La Revolución Francesa de 1789 fue un parteaguas para el mundo occidental. Los efectos de este movimiento se dejaron sentir en primer momento en Europa, pero con igual intensidad en una América continental que ya había dado sus primeras muestras de rebeldía a partir de la independencia de las Trece Colonias. Por muchas razones, el movimiento de la “libertad, igualdad y fraternidad” de finales del siglo XVIII es un episodio de capital importancia para comprender al mundo de nuestros días, pero llamo la atención sobre uno que me permitirá plantear un hecho actual en nuestro país. Me refiero al fin del Estado Absolutista como aquella organización en la que el monarca concentraba y ejercía todo el poder, sin mayor límite que el de su graciosa voluntad, y al surgimiento del Estado Contemporáneo, aquél en el que los contrapesos formales y materiales se establecieron en constituciones, al tiempo que la democracia y la ciudadanía surgían como binomio indiscutible de la nueva vida pública.
Así, siendo tan imperfecta que apenas habiendo terminado ya dejaba ver el nacimiento de un nuevo tirano en la figura del emperador Napoleón Bonaparte, la Revolución Francesa significó una nueva manera de entender al poder y un pacto político renovado en el que, por primera ocasión, el pueblo llevaba mano por encima de los gobernantes. Si antes de 1789 la lucha se había centrado en tratar de limitar el poder de los reyes, a partir de esa fecha la batalla se convirtió en una defensa permanente de las conquistas que se habían alcanzado. El poder caprichoso de los gobernantes encontró límite en los derechos, libertades e intereses del pueblo y así se fueron configurando las nuevas formas de gobierno.
Desde hace más de dos siglos, el mundo occidental ha sido escenario del surgimiento de nuevas formas de organización política y, dentro de estas, de procesos políticos caracterizados, en mayor o menor medida, de un fortalecimiento paulatino de la participación ciudadana en detrimento del ejercicio del poder por parte de los gobernantes. Por supuesto, siendo esto lo común no es lo exclusivo y, en no pocas ocasiones, personajes encumbrados en los más altos cargos de gobierno han intentado socavar el poder popular al considerar que ellos como gobernantes son más grandes que la suma de los ciudadanos gobernados. Ahí están los casos un partido hegemónico como el PRI, capaz de gobernar por más de setenta años, o la megalomanía reciente de un presidente como Daniel Ortega, quien se considera no solo superior al pueblo o a la Constitución, sino al propio Estado de Nicaragua.

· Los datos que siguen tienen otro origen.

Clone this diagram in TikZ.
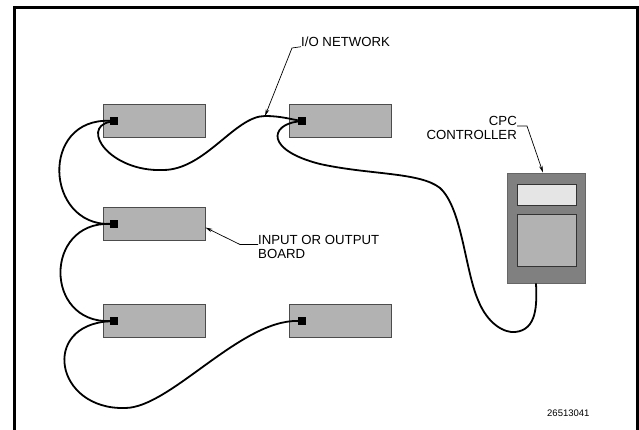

Sucede que, con todo lo que la Revolución Francesa y el Estado Contemporáneo pudieran haber cambiado, la naturaleza del poder política es y será siempre la de extenderse y expandirse sin medida ni control, con tan mala fortuna para los ciudadanos que, en no pocas ocasiones, esto se generar no solo con la conformidad del pueblo, sino alentada por éste. Hoy, ese es el caso de Estados Unidos con Donald Trump y lo es de México desde 2018 con la llegada al poder de Morena. En ambos casos, mayorías absolutas decidieron su destino político, al tiempo que ellas mismas han facilitado y fomentado el empoderamiento de sus líderes aun por encima de los principios constitucionales e incluso rebasando al propio pueblo.
No creo que en uno u otro caso el camino que se está siguiendo vaya a tener como resultado la conformación de un régimen absolutista. Confío, todavía, en la fuerza de las instituciones y de cierto sentido de supervivencia político que vive en la esencia del pueblo. No obstante, en el caso de nuestro país no se puede ignorar lo que está sucediendo y lo que implican hechos como la censura o cooptación de cualquier forma de inconformidad, la desaparición de órganos autónomos o la politización del Poder Judicial. El Estado Contemporáneo – aquél nacido bajo los principios de libertad, igualdad y fraternidad – que sirvió como modelo para el surgimiento de nuestro país en 1821 debe prevalecer y es tarea de los ciudadanos su defensa. Esperar que sea el poder el que se regule a sí mismo es tan absurdo como pensar que en el campo los lobos no devoren a las ovejas.